Good Sleep Requires Darkness and Quiet
Another great reason for turning the clock face down: it is adding to the light level in your room.
This is very important because your natural sleep schedule evolved in the centuries that people went to sleep when it got dark and woke when it became light. Artificial light, even in small amounts, can interfere.
Thus you want to make your room as dark as possible. If you live in an area where there is a lot of ambient light at night, invest in blackout curtains. Instead of nightlights or keeping a bathroom or hall light on all night, get some nightlights that have motion sensors, so they only light up when you need them.
If you must have your cellphone nearby for emergency phone calls, put it in a drawer or turn it face down so that incoming messages are not constantly lighting up the screen.

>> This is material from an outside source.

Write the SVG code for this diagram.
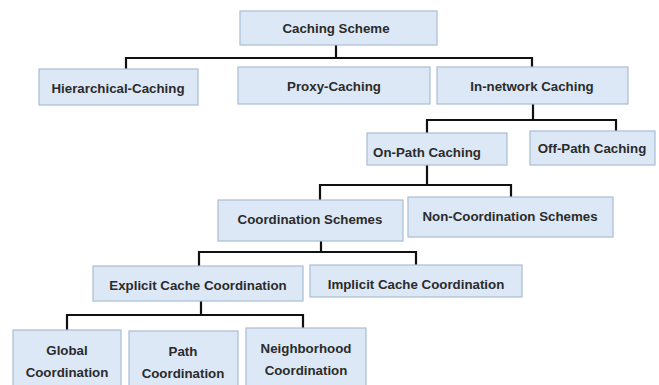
<svg xmlns="http://www.w3.org/2000/svg" width="659" height="385" viewBox="0 0 659 385">
<style>
.box{fill:#dce8f6;stroke:#a9bdd3;stroke-width:1.2}
.t{font-family:"Liberation Sans",Arial,sans-serif;font-weight:bold;font-size:13.3px;fill:#2b2b2b;text-anchor:middle;dominant-baseline:central}
.c{fill:none;stroke:#111;stroke-width:2.2}
</style>
<rect width="659" height="385" fill="#fff"/>
<g id="connectors">
<path class="c" d="M336,45V58M126,69V58H532V67"/>
<path class="c" d="M533,104V120M427,133V120H616V131"/>
<path class="c" d="M427,165V185M320,200V185H511V197"/>
<path class="c" d="M321,241V252M199,266V252H416V265"/>
<path class="c" d="M201,301V315M67,330V315H303V328"/>
</g>
<g id="caching-scheme"><rect class="box" x="240" y="11" width="197" height="34"/><text class="t" x="336" y="28">Caching Scheme</text></g>
<g id="hierarchical"><rect class="box" x="39" y="69" width="159" height="36"/><text class="t" x="118" y="88">Hierarchical-Caching</text></g>
<g id="proxy"><rect class="box" x="238" y="67" width="192" height="37"/><text class="t" x="334" y="86">Proxy-Caching</text></g>
<g id="in-network"><rect class="box" x="437" y="67" width="191" height="37"/><text class="t" x="532" y="86">In-network Caching</text></g>
<g id="on-path"><rect class="box" x="367" y="133" width="140" height="32"/><text class="t" x="427" y="152">On-Path Caching</text></g>
<g id="off-path"><rect class="box" x="530" y="131" width="125" height="34"/><text class="t" x="592" y="148">Off-Path Caching</text></g>
<g id="coordination"><rect class="box" x="218" y="200" width="185" height="41"/><text class="t" x="310" y="219">Coordination Schemes</text></g>
<g id="non-coordination"><rect class="box" x="408" y="197" width="205" height="40"/><text class="t" x="510" y="216">Non-Coordination Schemes</text></g>
<g id="explicit"><rect class="box" x="93" y="266" width="210" height="35"/><text class="t" x="198" y="285">Explicit Cache Coordination</text></g>
<g id="implicit"><rect class="box" x="310" y="265" width="212" height="32"/><text class="t" x="416" y="284">Implicit Cache Coordination</text></g>
<g id="global"><rect class="box" x="13" y="330" width="108" height="60"/><text class="t" x="67" y="350">Global</text><text class="t" x="67" y="372">Coordination</text></g>
<g id="path"><rect class="box" x="129" y="331" width="109" height="60"/><text class="t" x="183" y="351">Path</text><text class="t" x="183" y="373">Coordination</text></g>
<g id="neighborhood"><rect class="box" x="246" y="328" width="120" height="62"/><text class="t" x="306" y="348">Neighborhood</text><text class="t" x="306" y="370">Coordination</text></g>
</svg>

You also need your room to be quiet, so make sure that phone is set to silent or “do not disturb” at bedtime. If there is someone like a relative who needs to be able to reach you, most phones have ways to program certain numbers to ring through no matter how the phone is set. But silencing the phone will keep everyone else from waking you.
You may live in a household or an apartment where other people’s noise can disturb you, or in an urban environment where traffic is continuous.
Find ways to block out this noise. Many people find a fan is helpful for this. There are even apps that play the sound of multiple fans! Another possibility is a white noise machine that makes a steady, monotonous sound that blocks other sounds.
Many of these machines come with additional settings for various nature noises like rain or breaking waves. Experiment to find the setting that works best for you. Again, turning on your fan or your white noise machine as part of a nightly ritual is another signal to your mind that it is time to sleep.
As you make these adjustments, notice which changes add the most to the quality and quantity of your sleep.
It might be helpful to keep a small memo pad on the nightstand so that you can jot a few notes when you get up each morning.
Continue to make adjustments to see which arrangements work best. You may find that simply “rebooting” your sleeping environment resolves most or all of your sleep issues.